At that point 67 Conservative MPs had defied the party whip along with 22 Lib Dems. When you consider that 22 of the 57 Lib Dem MPs are ministers or PPSs, this means that the Lib Dem back-bench consists of just 35 MPs. For 22 of them to have openly defied their government, alongside the fact that more Lib Dems have broken their party line since last May’s election than did in the previous five year means that the Lib Dem whips might as well not bother.

But I don’t think the Lib Dem figures are much of a story. Many of them didn’t and don’t want to be prop up a Tory government, especially one that is as right-wing as this administration. They also know that, with their party languishing on between 8-10% in the opinion polls, for them to retain any hope of clinging on to their seats they need to vote on principle rather than with their government and pray for a ‘Yes’ vote in the AV referendum.

So, what of the Tory rebels? Already numbering around 70 (and this figure would undoubtedly have increased if Cameron hadn’t backed down on prisoners’ voting rights), they constitute a third of the back-bench Tory party. Unlike the Lib Dems who have tended to rebel on issues like tuition fees, free schools and the VAT rise, the Tory rebels vote against their government because it isn’t Eurosceptic or right-wing enough. Virtually none of them will ever serve in this government, which leaves an already limited Tory talent-pool even smaller. A high proportion of them are from the 2010-intake. In contrast, the Labour ranks are, as you would expect from the opposition, pretty united.

David Cameron is the strongest Tory leader since Thatcher. But, in many ways, he should be in a stronger position than her. Unlike, Thatcher his personal opinion poll ratings are strong even though public dissatisfaction with the government is high and rising. He carries an aura of being in charge, but unlike Thatcher the policy U-turns keep coming, and he can’t control or command his own MPs. Unlike ‘the Lady’, Cameron is for turning.
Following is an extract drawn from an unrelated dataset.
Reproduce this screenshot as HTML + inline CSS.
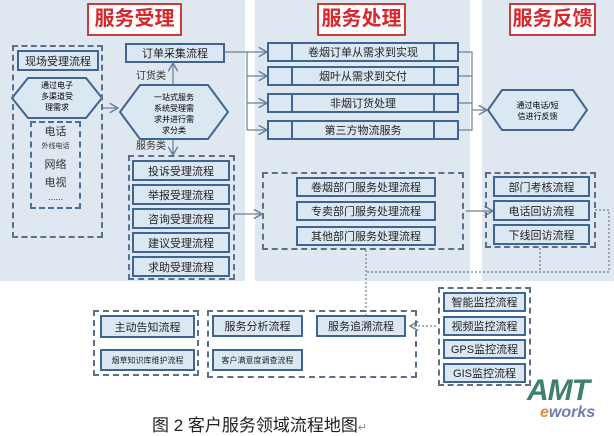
<!DOCTYPE html>
<html><head><meta charset="utf-8"><style>
body{margin:0;width:614px;height:436px;background:#fff;position:relative;overflow:hidden;font-family:"Liberation Sans","Noto Sans CJK SC",sans-serif}
.p{position:absolute;background:#dfe7f1}
.t{position:absolute;border:2px solid #d23a3a;background:#fff;color:#d8282d;font-size:20px;font-weight:bold;text-align:center;line-height:29px;box-sizing:border-box;white-space:nowrap;overflow:hidden}
.b{position:absolute;border:2px solid #3f6690;background:#dbe8f4;box-sizing:border-box;font-size:11px;color:#222;text-align:center;display:flex;align-items:center;justify-content:center;white-space:nowrap}
.d{position:absolute;border:2px dashed #5d7089;box-sizing:border-box}
.l{position:absolute;font-size:10px;color:#333}
svg{position:absolute;left:0;top:0}
</style></head><body>
<div class="p" style="left:0;top:0;width:245px;height:281px"></div>
<div class="p" style="left:255px;top:0;width:215px;height:281px"></div>
<div class="p" style="left:482px;top:0;width:132px;height:281px"></div>
<div class="t" style="left:87px;top:3px;width:95px;height:33px">服务受理</div>
<div class="t" style="left:317px;top:3px;width:89px;height:33px">服务处理</div>
<div class="t" style="left:509px;top:3px;width:87px;height:33px">服务反馈</div>

<svg width="614" height="436">
<defs><marker id="a" markerWidth="8" markerHeight="8" refX="7" refY="4" orient="auto"><path d="M0,0L7,4L0,8" fill="none" stroke="#6a7f99" stroke-width="1.2"/></marker></defs>
<polygon points="12,98 28,78 86,78 102,98 86,118 28,118" fill="#dbe8f4" stroke="#3f6690" stroke-width="2"/>
<polygon points="120,112 140,85 208,85 228,112 208,139 140,139" fill="#dbe8f4" stroke="#3f6690" stroke-width="2"/>
<polygon points="488,110 502,90 573,90 587,110 573,130 502,130" fill="#dbe8f4" stroke="#3f6690" stroke-width="2"/>
<g stroke="#6a7f99" stroke-width="1.2" fill="none">
<line x1="103" y1="108" x2="118" y2="108" marker-end="url(#a)"/>
<line x1="173" y1="85" x2="173" y2="63" marker-end="url(#a)"/>
<line x1="173" y1="139" x2="173" y2="155" marker-end="url(#a)"/>
<path d="M225,52H247V130"/>
<line x1="247" y1="52" x2="267" y2="52" marker-end="url(#a)"/>
<line x1="247" y1="76" x2="267" y2="76" marker-end="url(#a)"/>
<line x1="247" y1="103" x2="267" y2="103" marker-end="url(#a)"/>
<line x1="247" y1="130" x2="267" y2="130" marker-end="url(#a)"/>
<path d="M458,52H472V130H458M458,76H472M458,103H472"/>
<line x1="472" y1="110" x2="487" y2="110" marker-end="url(#a)"/>
<line x1="234" y1="214" x2="262" y2="214" marker-end="url(#a)"/>
<line x1="466" y1="211" x2="493" y2="211" marker-end="url(#a)"/>
</g>
<g stroke="#6a7f99" stroke-width="1.2" fill="none" stroke-dasharray="2,2">
<path d="M595,210H609V272H366M540,248V272M366,250V318"/>
<line x1="436" y1="326" x2="410" y2="326" marker-end="url(#a)"/>
</g>
</svg>
<div style="position:absolute;left:12px;top:80px;width:90px;font-size:8px;text-align:center;line-height:11px">通过电子<br>多渠道受<br>理需求</div>
<div style="position:absolute;left:135px;top:92px;width:78px;font-size:8px;text-align:center;line-height:11px">一站式服务<br>系统受理需<br>求并进行需<br>求分类</div>
<div style="position:absolute;left:500px;top:100px;width:75px;font-size:8px;text-align:center;line-height:11px">通过电话/短<br>信进行反馈</div>

<div class="d" style="left:12px;top:45px;width:91px;height:193px"></div>
<div class="b" style="left:17px;top:50px;width:82px;height:21px">现场受理流程</div>
<div class="d" style="left:30px;top:121px;width:51px;height:88px;border-color:#4a6f99"></div>
<div class="l" style="left:30px;top:123px;width:51px;text-align:center;font-size:11px">电话</div>
<div class="l" style="left:30px;top:141px;width:51px;text-align:center;font-size:7px">外线电话</div>
<div class="l" style="left:30px;top:156px;width:51px;text-align:center;font-size:11px">网络</div>
<div class="l" style="left:30px;top:174px;width:51px;text-align:center;font-size:11px">电视</div>
<div class="l" style="left:30px;top:192px;width:51px;text-align:center;font-size:9px">......</div>

<div class="b" style="left:125px;top:43px;width:100px;height:20px">订单采集流程</div>
<div class="l" style="left:136px;top:67px">订货类</div>
<div class="l" style="left:136px;top:137px">服务类</div>
<div class="d" style="left:128px;top:155px;width:107px;height:125px"></div>
<div class="b" style="left:132px;top:160px;width:98px;height:21px">投诉受理流程</div>
<div class="b" style="left:132px;top:184px;width:98px;height:21px">举报受理流程</div>
<div class="b" style="left:132px;top:208px;width:98px;height:21px">咨询受理流程</div>
<div class="b" style="left:132px;top:232px;width:98px;height:21px">建议受理流程</div>
<div class="b" style="left:132px;top:256px;width:98px;height:21px">求助受理流程</div>

<div class="b" style="left:267px;top:42px;width:192px;height:20px;justify-content:center"><span style="position:absolute;left:22px;top:0;bottom:0;border-left:2px solid #3f6690"></span><span style="position:absolute;right:22px;top:0;bottom:0;border-left:2px solid #3f6690"></span>卷烟订单从需求到实现</div>
<div class="b" style="left:267px;top:66px;width:192px;height:20px"><span style="position:absolute;left:22px;top:0;bottom:0;border-left:2px solid #3f6690"></span><span style="position:absolute;right:22px;top:0;bottom:0;border-left:2px solid #3f6690"></span>烟叶从需求到交付</div>
<div class="b" style="left:267px;top:93px;width:192px;height:20px"><span style="position:absolute;left:22px;top:0;bottom:0;border-left:2px solid #3f6690"></span><span style="position:absolute;right:22px;top:0;bottom:0;border-left:2px solid #3f6690"></span>非烟订货处理</div>
<div class="b" style="left:267px;top:120px;width:192px;height:20px"><span style="position:absolute;left:22px;top:0;bottom:0;border-left:2px solid #3f6690"></span><span style="position:absolute;right:22px;top:0;bottom:0;border-left:2px solid #3f6690"></span>第三方物流服务</div>

<div class="d" style="left:262px;top:172px;width:202px;height:78px"></div>
<div class="b" style="left:296px;top:177px;width:140px;height:20px">卷烟部门服务处理流程</div>
<div class="b" style="left:296px;top:201px;width:140px;height:20px">专卖部门服务处理流程</div>
<div class="b" style="left:296px;top:226px;width:140px;height:20px">其他部门服务处理流程</div>

<div class="d" style="left:485px;top:172px;width:111px;height:76px"></div>
<div class="b" style="left:493px;top:176px;width:97px;height:21px">部门考核流程</div>
<div class="b" style="left:493px;top:200px;width:97px;height:21px">电话回访流程</div>
<div class="b" style="left:493px;top:224px;width:97px;height:21px">下线回访流程</div>

<div class="d" style="left:93px;top:310px;width:106px;height:66px"></div>
<div class="b" style="left:100px;top:315px;width:95px;height:23px">主动告知流程</div>
<div class="b" style="left:100px;top:349px;width:95px;height:22px;font-size:8px">烟草知识库维护流程</div>
<div class="d" style="left:207px;top:310px;width:210px;height:68px"></div>
<div class="b" style="left:212px;top:315px;width:91px;height:22px">服务分析流程</div>
<div class="b" style="left:316px;top:315px;width:90px;height:22px">服务追溯流程</div>
<div class="b" style="left:212px;top:349px;width:91px;height:22px;font-size:8px">客户满意度调查流程</div>
<div class="d" style="left:438px;top:287px;width:93px;height:99px"></div>
<div class="b" style="left:443px;top:292px;width:83px;height:20px">智能监控流程</div>
<div class="b" style="left:443px;top:316px;width:83px;height:20px">视频监控流程</div>
<div class="b" style="left:443px;top:339px;width:83px;height:20px">GPS监控流程</div>
<div class="b" style="left:443px;top:363px;width:83px;height:20px">GIS监控流程</div>

<div style="position:absolute;left:527px;top:374px;font:italic bold 30px 'Liberation Sans',sans-serif;color:#3e7f6e;letter-spacing:-1px">AMT</div>
<div style="position:absolute;left:540px;top:404px;font:italic bold 16px 'Liberation Sans',sans-serif;color:#6a7fb0"><span style="color:#e88a3a">e</span>works</div>
<div style="position:absolute;left:152px;top:411px;font-size:17px;color:#222">图 2 客户服务领域流程地图<span style="font-size:11px;color:#888">↵</span></div>
</body></html>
What this means in practice is that, less than a year after taking office, the government is vulnerable on the far-right and over Europe, and vulnerable on the centre-left. If issues can be found where the Labour MPs can form an alliance with Plaid Cymru, the SNP and disaffected Tories or Lib Dems who have had enough of defending the indefensible, then the government will be defeated. And, if it is Lib Dem MPs who are the difference between defeat and victory, the government could be left mortally wounded.

Either way, with many Tories still adding their voice to the crazy idea that the Britain should leave the European Convention on Human Rights (an idea that, if pursued, would be a legal nightmare and probably lead to Britain having to leave the EU), and the Lib Dems spoiling for a fight over the NHS, it’s clear what the worst job in British politics is: being in the whips’ office.